4. The authors head into shaky territory when they start to take on “perverse legality, positive illegality, and perverse creativity.” Perverse legality they describe as a situation like “the whole Nazi project” (a violation of Godwin’s Law right there) “protected actions that were later recognized as social perversions,” the end result being that behaving morally/creatively in that society would constitute breaking the laws of that society.
5. The authors posit another scenario "in which illegality does not imply social damage, [but] it is also possible to find a scenario in which creativity is oriented to cause social damage." Their specific example is when a nation-state's legal mechanisms are co-opted by some alleged criminal enterprise, ostensibly like a drug cartel taking over a nation in South America or the kleptocracy that gradually took over post-Soviet Russia. I will return to this issue in my own conclusion.
6. They create some unnecessary acronyms and then make the situation worse by mistyping or not explaining one of those acronyms. They have “one mind that is breaking a rule (MBR),” “minds that are evaluating that rule breaking process (MVRB),” and “informal rule (IR).” What, then, is MVBRP? I wouldn’t make much of a big deal about this, except that they used MVBRP twice, when presumably they meant MVRB. This is not a logical argument on my part, I admit, merely an aesthetic one.
7. Where I parted company from the authors almost completely is regarding their statement that “Today, almost no one would consider revolutionists of centuries XVIII and XIX as criminals.” If they mean the leaders of the American Revolution, I would agree. If they mean the leaders of the French Revolution, I would take exception on the following grounds:
a. They utterly destroyed the state, leading to such instability that France has not had an enduring republic since then (they are now on their Fifth Republic). And, in fact, the Revolution led directly to the dismantling (and killing) of nearly all legitimate authority, including the King, Church, aristocracy, civil servants, and eventually the revolutionists themselves.
b. The power vacuum and bloody chaos thrown up by the French Revolution made the ground fertile for a Bonaparte to seize control. The end result of his rule was 20 years of war that tore apart Europe and imposed “liberty, equality, fraternity” at the point of the bayonet.
c. The fervent atheism of the Revolution undermined Christianity, one of the fundamental strengths of European culture, for the last two centuries.
d. Note: Lest anyone think I am completely insensitive to the historical plight of the French peasantry under the Ancien Régime, I am not. I am suggesting that there were other ways the grievances of the people could have been redressed that need not have demolished French society or resulted in guillotines on the Champs-Élysées. I am also suggesting that the King, Church, and aristocracy might have learned the British lessons about accommodating the will and needs of the people before the situation became that desperate.

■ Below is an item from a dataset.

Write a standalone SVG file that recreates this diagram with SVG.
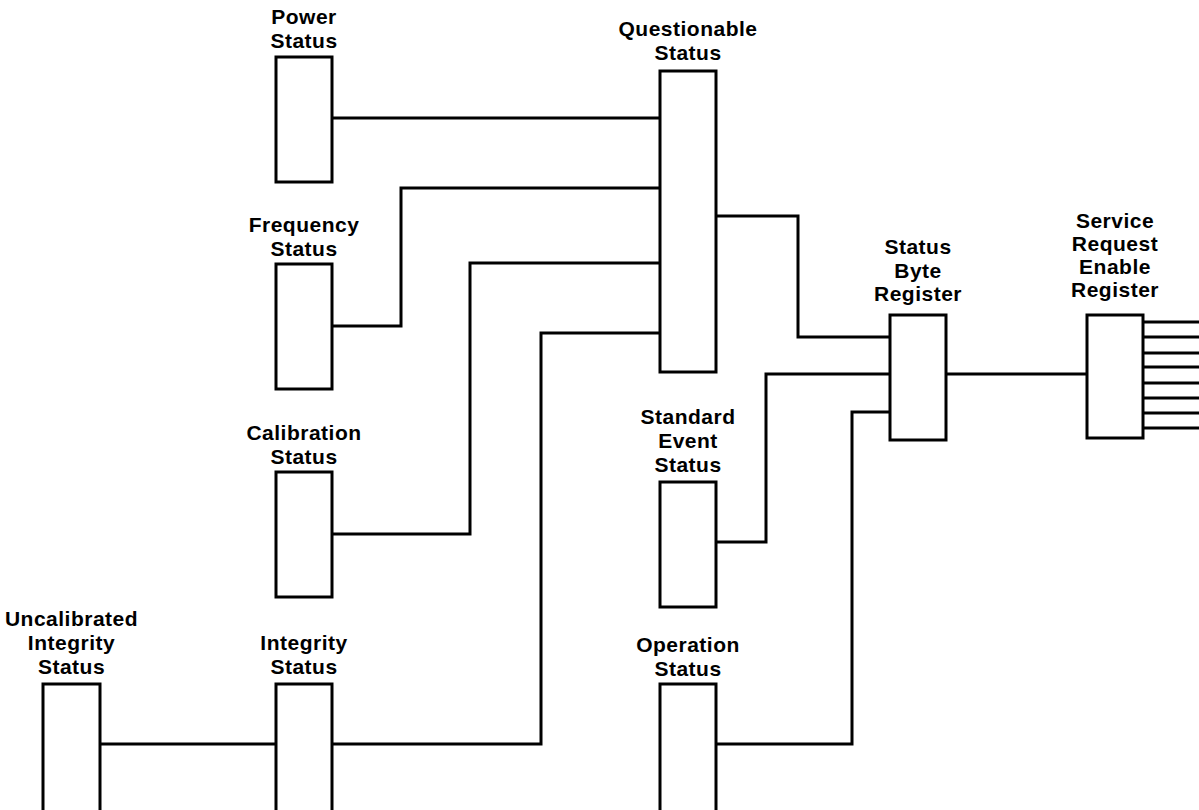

8. In their second "Conclusions and Explorative Issues," the authors state, "Since the psychological rule-breaking process underlying illegality and creativity is the same, it is therefore needed to pay attention to other criteria when defining both illegality and creativity." I would submit, based on my points 1-3 above, that the authors have not made their case on this argument conclusive.

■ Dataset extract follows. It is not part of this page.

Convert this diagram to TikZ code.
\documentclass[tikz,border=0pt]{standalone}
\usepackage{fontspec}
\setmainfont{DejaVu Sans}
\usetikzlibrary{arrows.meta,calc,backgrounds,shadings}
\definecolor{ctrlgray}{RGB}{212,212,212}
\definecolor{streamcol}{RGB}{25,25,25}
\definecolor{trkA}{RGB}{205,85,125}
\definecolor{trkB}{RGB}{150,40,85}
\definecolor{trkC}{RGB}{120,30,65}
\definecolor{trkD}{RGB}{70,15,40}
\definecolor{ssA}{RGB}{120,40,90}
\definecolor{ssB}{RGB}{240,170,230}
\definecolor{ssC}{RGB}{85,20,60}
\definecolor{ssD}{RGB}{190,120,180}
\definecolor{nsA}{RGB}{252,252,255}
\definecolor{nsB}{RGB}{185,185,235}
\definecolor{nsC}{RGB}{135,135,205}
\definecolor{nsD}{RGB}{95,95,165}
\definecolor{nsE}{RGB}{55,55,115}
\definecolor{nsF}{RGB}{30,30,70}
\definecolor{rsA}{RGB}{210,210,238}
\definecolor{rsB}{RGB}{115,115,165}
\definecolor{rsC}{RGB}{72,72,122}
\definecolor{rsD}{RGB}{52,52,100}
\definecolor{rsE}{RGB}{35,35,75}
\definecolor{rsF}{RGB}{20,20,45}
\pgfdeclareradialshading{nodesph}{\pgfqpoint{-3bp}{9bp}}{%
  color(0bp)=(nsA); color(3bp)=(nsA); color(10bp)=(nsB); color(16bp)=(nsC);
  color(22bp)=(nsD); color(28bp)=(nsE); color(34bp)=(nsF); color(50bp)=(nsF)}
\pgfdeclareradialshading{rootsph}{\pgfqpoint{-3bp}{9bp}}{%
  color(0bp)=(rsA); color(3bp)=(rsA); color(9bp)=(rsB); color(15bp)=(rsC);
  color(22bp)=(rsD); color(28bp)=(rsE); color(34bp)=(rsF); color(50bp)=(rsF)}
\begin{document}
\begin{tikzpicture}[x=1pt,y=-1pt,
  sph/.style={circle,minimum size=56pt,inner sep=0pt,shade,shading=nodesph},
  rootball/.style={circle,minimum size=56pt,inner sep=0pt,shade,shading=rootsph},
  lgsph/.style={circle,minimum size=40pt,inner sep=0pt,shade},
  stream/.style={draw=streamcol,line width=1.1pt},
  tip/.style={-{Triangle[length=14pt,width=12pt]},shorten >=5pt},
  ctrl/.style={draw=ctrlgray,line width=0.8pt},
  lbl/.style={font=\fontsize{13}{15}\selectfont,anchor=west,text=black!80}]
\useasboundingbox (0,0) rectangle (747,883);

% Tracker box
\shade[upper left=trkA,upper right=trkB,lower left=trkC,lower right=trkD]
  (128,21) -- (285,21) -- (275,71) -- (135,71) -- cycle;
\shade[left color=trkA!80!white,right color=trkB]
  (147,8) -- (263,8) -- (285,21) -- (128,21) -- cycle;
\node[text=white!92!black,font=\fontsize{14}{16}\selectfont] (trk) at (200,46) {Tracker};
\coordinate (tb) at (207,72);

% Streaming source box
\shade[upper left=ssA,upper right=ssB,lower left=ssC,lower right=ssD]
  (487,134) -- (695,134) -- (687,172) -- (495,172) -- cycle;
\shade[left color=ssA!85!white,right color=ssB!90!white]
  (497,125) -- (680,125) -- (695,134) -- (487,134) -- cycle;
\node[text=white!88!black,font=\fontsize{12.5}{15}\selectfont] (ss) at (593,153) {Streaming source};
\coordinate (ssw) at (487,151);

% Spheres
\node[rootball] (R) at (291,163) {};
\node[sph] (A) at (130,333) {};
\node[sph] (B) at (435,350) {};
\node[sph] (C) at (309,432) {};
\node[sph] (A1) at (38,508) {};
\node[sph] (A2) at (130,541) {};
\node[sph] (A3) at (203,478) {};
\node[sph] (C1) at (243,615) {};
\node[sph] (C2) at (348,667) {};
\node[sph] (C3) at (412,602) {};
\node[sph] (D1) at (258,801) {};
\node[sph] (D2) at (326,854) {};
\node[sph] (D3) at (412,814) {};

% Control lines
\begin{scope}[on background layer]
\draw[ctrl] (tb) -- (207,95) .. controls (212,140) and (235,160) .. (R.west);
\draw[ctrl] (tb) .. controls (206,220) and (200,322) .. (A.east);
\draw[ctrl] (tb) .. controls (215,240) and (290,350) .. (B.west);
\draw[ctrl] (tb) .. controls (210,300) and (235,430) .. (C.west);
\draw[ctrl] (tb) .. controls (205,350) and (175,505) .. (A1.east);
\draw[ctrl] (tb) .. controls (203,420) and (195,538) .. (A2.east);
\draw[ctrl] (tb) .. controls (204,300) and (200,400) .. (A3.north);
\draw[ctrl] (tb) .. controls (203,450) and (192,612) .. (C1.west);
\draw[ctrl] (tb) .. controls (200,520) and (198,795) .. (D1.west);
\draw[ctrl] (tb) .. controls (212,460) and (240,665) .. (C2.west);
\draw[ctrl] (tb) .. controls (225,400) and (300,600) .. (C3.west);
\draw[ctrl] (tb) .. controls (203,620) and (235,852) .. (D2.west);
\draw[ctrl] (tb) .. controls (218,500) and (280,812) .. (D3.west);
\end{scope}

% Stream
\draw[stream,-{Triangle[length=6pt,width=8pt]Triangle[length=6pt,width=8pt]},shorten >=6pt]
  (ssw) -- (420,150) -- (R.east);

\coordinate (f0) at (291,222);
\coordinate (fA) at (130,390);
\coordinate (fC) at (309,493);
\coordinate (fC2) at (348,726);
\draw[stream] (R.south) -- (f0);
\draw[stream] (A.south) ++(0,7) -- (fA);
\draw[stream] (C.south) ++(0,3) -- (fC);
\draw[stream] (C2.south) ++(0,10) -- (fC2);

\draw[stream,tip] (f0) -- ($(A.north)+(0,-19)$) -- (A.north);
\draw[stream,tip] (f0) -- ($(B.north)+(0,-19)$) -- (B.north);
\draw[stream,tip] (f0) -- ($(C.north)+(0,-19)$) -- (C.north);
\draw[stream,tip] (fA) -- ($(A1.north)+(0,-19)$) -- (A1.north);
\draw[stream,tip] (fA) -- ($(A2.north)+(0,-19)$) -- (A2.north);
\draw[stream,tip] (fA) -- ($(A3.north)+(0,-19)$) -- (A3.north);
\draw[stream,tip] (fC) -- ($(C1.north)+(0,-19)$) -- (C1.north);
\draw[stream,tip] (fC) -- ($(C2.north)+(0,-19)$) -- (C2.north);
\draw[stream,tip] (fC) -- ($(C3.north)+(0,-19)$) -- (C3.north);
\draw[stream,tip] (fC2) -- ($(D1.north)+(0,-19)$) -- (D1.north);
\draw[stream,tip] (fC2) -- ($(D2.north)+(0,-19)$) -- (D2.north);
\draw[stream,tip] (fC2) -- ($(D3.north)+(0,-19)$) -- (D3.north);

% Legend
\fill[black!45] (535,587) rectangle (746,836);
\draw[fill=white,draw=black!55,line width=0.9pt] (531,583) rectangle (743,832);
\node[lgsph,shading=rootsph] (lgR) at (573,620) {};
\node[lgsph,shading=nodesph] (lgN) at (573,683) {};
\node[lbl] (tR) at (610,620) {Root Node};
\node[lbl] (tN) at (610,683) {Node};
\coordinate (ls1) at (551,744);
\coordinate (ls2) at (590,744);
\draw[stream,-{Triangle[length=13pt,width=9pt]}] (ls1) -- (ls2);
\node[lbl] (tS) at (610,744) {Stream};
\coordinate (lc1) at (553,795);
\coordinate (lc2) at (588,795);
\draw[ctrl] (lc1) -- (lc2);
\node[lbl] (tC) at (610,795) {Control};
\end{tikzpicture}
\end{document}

9. In the authors' point 9, they state that "The judicial branch is also considered a moral tribunal because this branch sometimes creates laws through production of jurisprudence." This might, in fact, be the case, but that was not (in my view) the intention of the American Founders, nor is it necessarily a given in most justice systems: courts of law are there to adjudicate situations where the law is unclear; not to write new law, as has become the custom in American federal courts in the XXth and XXIst centuries. Be that as it may, their point is regrettably true, as moral and legal matters are now settled in the courts rather than in the legislatures, where the true will of the voters might better be expressed.
10. In the authors' point 10, they state that "Pointing out that both criminals and creative people have a similar psychological process does not mean that criminals should be rewarded or that creative people should be punished." Good.
11. The authors conclude point 11 with "The longer of the time-scale use to evalue the rule-breaking process, the most accurate that evaluation will be." This seems to be saying that, "the longer your historical perspective, the more likely it is that your judgment of whether someone was creative or merely a law-breaker is correct. Science fiction writer Larry Niven would put this more succinctly: "Hindsight is 20/20."
12. The authors' point 12 explains how law-breaking is defined based on the legitimacy and correctness of the laws.
13. The authors' final point 13 states that "simulation and prospective analysis tools are required when evaluated the social effects of a law or an informal institution." I would restate this as "You need more than the laws themselves to determine whether they are both rightly executed and morally good." I would tend to agree.
But, but, but...I kept turning over in my head exactly what the point of this essay was. Were the authors trying to provide moral sanction to people fighting "creatively" against corrupt laws? Or, more disturbingly, were they trying to provide moral justification to people who are trying to "be creative" or "change the rules" (a more modest phrase) in societies the authors find "co-opted" somehow--and let "history" decide if they'd made the right/moral choice?
I asked questions like this partially because at least one of their sources (Law and the Rise of Capitalism) is written by a Marxist scholar, and Marxists have a rather creative view of what they consider a "legitimate" government. And partially I questioned their thesis because they seemed to be unnecessarily (and somewhat inaccurately) blurring the definitions of "creativity," "paradigm shifting," lawbreaking, and political revolution to the point where someone subverting a government that others see as legitimate might come across to readers of this document as merely a creative rule-breaker, if you're willing to wait around a couple of centuries to see the end result.
Anyhow, these are the sorts of thoughts that wander through my mind when I'm confronted by murky philosophy--or clear philosophy with murky results. Philosophy matters, so I took the time for this dissection. Make of it what you will.